Would you consider making the arrays fixed size and using null for a missing value? Same for the maps, use null for the value.

How is a missing ttl or expiry interpreted, as 0 or as infinity?

I think a simple design would be to have the services always connect TO the message router, but not the other way around. And to have message routers connect to each other. Once the connection is open of course it’s a two-way connection. Services should contact the message router immediately upon starting. Could this work? It would be simpler and services wouldn’t be required to open a separate listening thread.

Just wondering: (need to study this part some more), but it seems that local services register with the peer discovery service, and when they receive advertisements about remote nodes they also learn about the message router of the remote node. When they want to send a message to a remote node they have to manually wrap the message with the extra routing information. Seems like extra bookkeeping work for the service … couldn’t the message router take care of that?

[edit:]

Does the message router also register with the peer discovery service?

1 Like

you’re right, this needs to be changed, this phrase remained in there from the c-struct approach where the header was prepended to message body.

the integer type id, 0 and 1 for unicast and multicast, respectively, as you see in the message definition
the *_HEADER, BODY, SIG refer to the CBOR encoding of the respective fields,
and yes we concatenate these for the hash/sig computation

I use ‘service’ as a generic term to referring to a public-key addressed component, including the message router

yes, the same keys

yes we can actually make them compulsory,
and there’s no need for a null or infinity value then,
and seen can be an empty array if there’s nothing there.

that’s the idea, exactly as you write, i’ll check that part if it’s not entirely clear or needs to be clarified

yes, the message router receives updates from the peer discovery service, and updates its routing table accordingly
the pub/sub service uses the peer discovery service, and in addition also a clustering service, which discovers nodes with similar subscription sets, it uses a similar peer advertisement data structure as the peer discovery service.

to avoid wrapping the message, we would have to make sure the message router receives also the peer advertisements discovered by the clustering service, by subscribing to the clustering service and updating its routing table accordingly.
this would separate concerns more, and relieve other services from maintaining additional routing information as you point out.
we could try it this way and skip the encapsulation for unicast messages and instead make the message router look up the destination addresses in its routing table to determine the appropriate remote message router to forward to, this would work for the clustering and pub/sub service.
multicast messages we still need to encapsulate when we need to send them inside unicast messages.

converted to a string, right? sorry to be pedantic but want to be sure

great. that’s fine if seen is variable length – it’s a homogeneous array so that’s easy

Check here for example:

‘When forwarding a message to a destination T, the message router first checks if a connection is already open to T. If not, it creates a new connection to T and queues the message until the connection is set up for a maximum duration specified in the ttl field.’

we could use the CBOR encoding here as well to be consistent,
then it’d be the concatenation of CBOR-encoded array items

so it can establish a connection to other message routers but not local services (those connect to the message router instead),
in this case T refers to another message router.
in case receiving message for a local service that is not connected at the moment,
it keeps the message until it connects or the message expires.
the configuration of the message router contains the public keys of local services,
this can be used to determine if the destination exists and it’s a local service

Not necessary before Friday – An overview like this would be very helpful for us in understanding the message router.

Given two services L1 and L2 and message router ML on the same node, and service R and message router MR on a remote node.

  • Case: L1 wants to talk to L2
    How: L1 sends a unicast message M to ML with dst=L2, body=CBOR(... application payload ... ).
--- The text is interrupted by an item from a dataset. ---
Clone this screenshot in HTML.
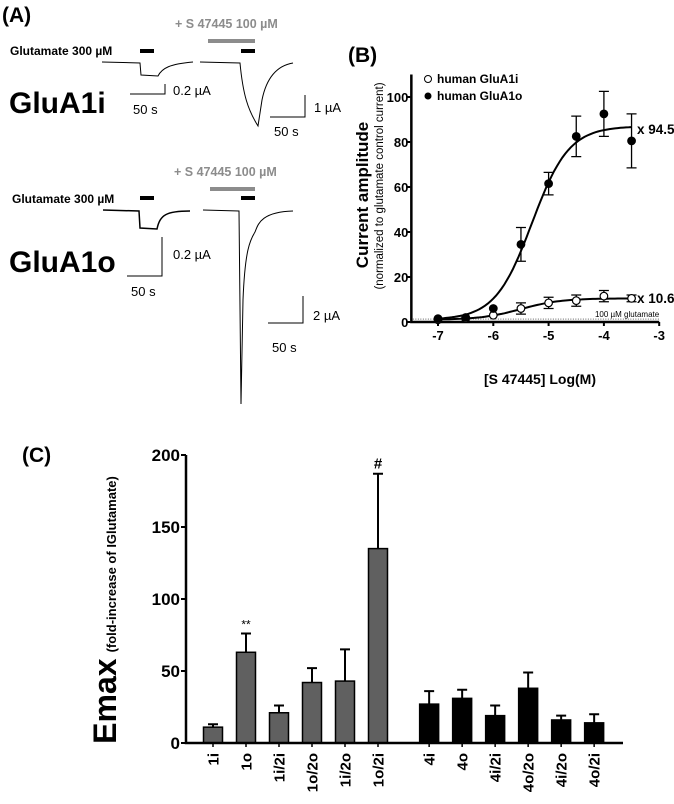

ML sees that src and dst are local and passes it on.
    Example: …

  • Case: L1 wants to talk to ML.
    How: L1 sends a unicast message M to ML with dst=ML. Finished.
    Example: tell ML to join a particular group. Then M will have body=CBOR([1, CBOR({addr: pubkey, local: bool})])

  • Case: L1 wants to talk to R. (Current spec.)
    How: L1 looks up the message router MR for R. L1 wraps unicast message M with dst=R in unicast message N with dst=MR, body=CBOR([0, CBOR(M)]) and sends it to ML. ML unwraps it, sees that src of M is local and dst is remote and sends M to MR. MR sees that src of M is remote and dst is local and passes it to R. Finished.
    Example: …

  • Case: L1 wants to talk to R. (Proposed.)
    How: L1 sends a unicast message M to ML with dst=R. ML sees that src is local and dst is remote, looks up the message router MR for R, and sends M to MR. MR sees that src is remote and dst is local and passes it to R.
    Example: …

(Please check :point_up_2:)

  • More cases, also multicast …

would be good

ah, ok.

already implemented BTW

Also maybe there should be one more message type for the message router interface: something like PING, NOOP, HELLO or REGISTER, with an empty string as body.

So services can register themselves and add the connection to the pool?

I thought about something similar before, however since we have a TLS handshake with client auth as part of the connection establishment, that can already be considered as a registration, and the disconnection deregistration.
any other reason you see for an additional explicit registration message?

addressed the above in a update:

  • made the optional fields compulsory
  • simplified the algorithm by removing encapsulation via FWD and instead use the VIA field for source routing

nice. completely removed or only for unicast?

better keep them the same, so I made both unicast and multicast messages use VIA for source routing, so the FWD encapsulation is completely removed now.

need to think about it some more. it’s good for now.

I put more thought into the design and updated the intro with a more precise explanation of the architecture, including the difference between the router and node components, and how these interact.

In other news my NGI0 project is also making progress with two protocol implementations pushed and work continuing towards adding network transport.